What is asked - Quote the listing below in its entirety, omitting every image.

Data block -
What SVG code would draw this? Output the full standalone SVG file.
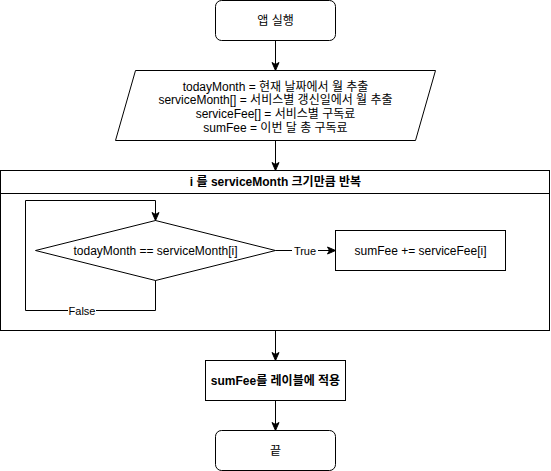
<svg xmlns="http://www.w3.org/2000/svg" width="551" height="471" viewBox="0 0 551 471">
<style>
.shape{fill:#fff;stroke:#000;stroke-width:1}
.t{font-family:"Liberation Sans","Noto Sans CJK KR",sans-serif;font-size:12px;fill:#000;text-anchor:middle}
.b{font-weight:bold}
.lbl{font-family:"Liberation Sans","Noto Sans CJK KR",sans-serif;font-size:11px;fill:#000;text-anchor:middle}
.edge{fill:none;stroke:#000;stroke-width:1}
.lblbg{fill:#fff;stroke:none}
</style>
<defs>
<marker id="arr" markerUnits="userSpaceOnUse" markerWidth="10" markerHeight="10" viewBox="0 0 10 10" refX="9" refY="5" orient="auto">
<path d="M1,1.5 L9,5 L1,8.5 L3,5 Z" fill="#000" stroke="#000" stroke-width="1"/>
</marker>
</defs>
<rect width="551" height="471" fill="#fff"/>
<g id="start">
<rect class="shape" x="215.5" y="0.5" width="120" height="40" rx="6"/>
<text class="t" x="275.5" y="24.5">앱 실행</text>
</g>
<g id="input">
<polygon class="shape" points="135.5,70.5 435.5,70.5 415.5,140.5 115.5,140.5"/>
<text class="t" x="275.5" y="90.5">todayMonth = 현재 날짜에서 월 추출</text>
<text class="t" x="275.5" y="104.3">serviceMonth[] = 서비스별 갱신일에서 월 추출</text>
<text class="t" x="275.5" y="118.1">serviceFee[] = 서비스별 구독료</text>
<text class="t" x="275.5" y="131.9">sumFee = 이번 달 총 구독료</text>
</g>
<g id="loop">
<rect class="shape" x="0.5" y="170.5" width="549" height="160"/>
<line class="edge" x1="0.5" y1="193.5" x2="549.5" y2="193.5"/>
<text class="t b" x="275.5" y="186">i 를 serviceMonth 크기만큼 반복</text>
</g>
<g id="decision">
<polygon class="shape" points="155.5,220.5 275.5,250.5 155.5,280.5 35.5,250.5"/>
<text class="t" x="155.5" y="254.5">todayMonth == serviceMonth[i]</text>
</g>
<g id="add">
<rect class="shape" x="335.5" y="230.5" width="170" height="40"/>
<text class="t" x="420.5" y="254.5">sumFee += serviceFee[i]</text>
</g>
<g id="apply">
<rect class="shape" x="205.5" y="360.5" width="140" height="40"/>
<text class="t b" x="275.5" y="384.5">sumFee를 레이블에 적용</text>
</g>
<g id="end">
<rect class="shape" x="215.5" y="430.5" width="120" height="40" rx="6"/>
<text class="t" x="275.5" y="454.5">끝</text>
</g>
<g id="connectors">
<path class="edge" d="M275.5,40.5 V70.5" marker-end="url(#arr)"/>
<path class="edge" d="M275.5,140.5 V170.5" marker-end="url(#arr)"/>
<path class="edge" d="M155.5,280.5 V310.5 H25.5 V200.5 H155.5 V220.5" marker-end="url(#arr)"/>
<path class="edge" d="M275.5,250.5 H335.5" marker-end="url(#arr)"/>
<path class="edge" d="M275.5,330.5 V360.5" marker-end="url(#arr)"/>
<path class="edge" d="M275.5,400.5 V430.5" marker-end="url(#arr)"/>
<rect class="lblbg" x="68" y="303" width="28" height="15"/>
<text class="lbl" x="82" y="314.5">False</text>
<rect class="lblbg" x="292" y="243" width="26" height="15"/>
<text class="lbl" x="305" y="254.5">True</text>
</g>
</svg>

Reply to the exercise -
What SVG code would draw this? Output the full standalone SVG file.
<svg xmlns="http://www.w3.org/2000/svg" width="551" height="471" viewBox="0 0 551 471">
<style>
.shape{fill:#fff;stroke:#000;stroke-width:1}
.t{font-family:"Liberation Sans","Noto Sans CJK KR",sans-serif;font-size:12px;fill:#000;text-anchor:middle}
.b{font-weight:bold}
.lbl{font-family:"Liberation Sans","Noto Sans CJK KR",sans-serif;font-size:11px;fill:#000;text-anchor:middle}
.edge{fill:none;stroke:#000;stroke-width:1}
.lblbg{fill:#fff;stroke:none}
</style>
<defs>
<marker id="arr" markerUnits="userSpaceOnUse" markerWidth="10" markerHeight="10" viewBox="0 0 10 10" refX="9" refY="5" orient="auto">
<path d="M1,1.5 L9,5 L1,8.5 L3,5 Z" fill="#000" stroke="#000" stroke-width="1"/>
</marker>
</defs>
<rect width="551" height="471" fill="#fff"/>
<g id="start">
<rect class="shape" x="215.5" y="0.5" width="120" height="40" rx="6"/>
<text class="t" x="275.5" y="24.5">앱 실행</text>
</g>
<g id="input">
<polygon class="shape" points="135.5,70.5 435.5,70.5 415.5,140.5 115.5,140.5"/>
<text class="t" x="275.5" y="90.5">todayMonth = 현재 날짜에서 월 추출</text>
<text class="t" x="275.5" y="104.3">serviceMonth[] = 서비스별 갱신일에서 월 추출</text>
<text class="t" x="275.5" y="118.1">serviceFee[] = 서비스별 구독료</text>
<text class="t" x="275.5" y="131.9">sumFee = 이번 달 총 구독료</text>
</g>
<g id="loop">
<rect class="shape" x="0.5" y="170.5" width="549" height="160"/>
<line class="edge" x1="0.5" y1="193.5" x2="549.5" y2="193.5"/>
<text class="t b" x="275.5" y="186">i 를 serviceMonth 크기만큼 반복</text>
</g>
<g id="decision">
<polygon class="shape" points="155.5,220.5 275.5,250.5 155.5,280.5 35.5,250.5"/>
<text class="t" x="155.5" y="254.5">todayMonth == serviceMonth[i]</text>
</g>
<g id="add">
<rect class="shape" x="335.5" y="230.5" width="170" height="40"/>
<text class="t" x="420.5" y="254.5">sumFee += serviceFee[i]</text>
</g>
<g id="apply">
<rect class="shape" x="205.5" y="360.5" width="140" height="40"/>
<text class="t b" x="275.5" y="384.5">sumFee를 레이블에 적용</text>
</g>
<g id="end">
<rect class="shape" x="215.5" y="430.5" width="120" height="40" rx="6"/>
<text class="t" x="275.5" y="454.5">끝</text>
</g>
<g id="connectors">
<path class="edge" d="M275.5,40.5 V70.5" marker-end="url(#arr)"/>
<path class="edge" d="M275.5,140.5 V170.5" marker-end="url(#arr)"/>
<path class="edge" d="M155.5,280.5 V310.5 H25.5 V200.5 H155.5 V220.5" marker-end="url(#arr)"/>
<path class="edge" d="M275.5,250.5 H335.5" marker-end="url(#arr)"/>
<path class="edge" d="M275.5,330.5 V360.5" marker-end="url(#arr)"/>
<path class="edge" d="M275.5,400.5 V430.5" marker-end="url(#arr)"/>
<rect class="lblbg" x="68" y="303" width="28" height="15"/>
<text class="lbl" x="82" y="314.5">False</text>
<rect class="lblbg" x="292" y="243" width="26" height="15"/>
<text class="lbl" x="305" y="254.5">True</text>
</g>
</svg>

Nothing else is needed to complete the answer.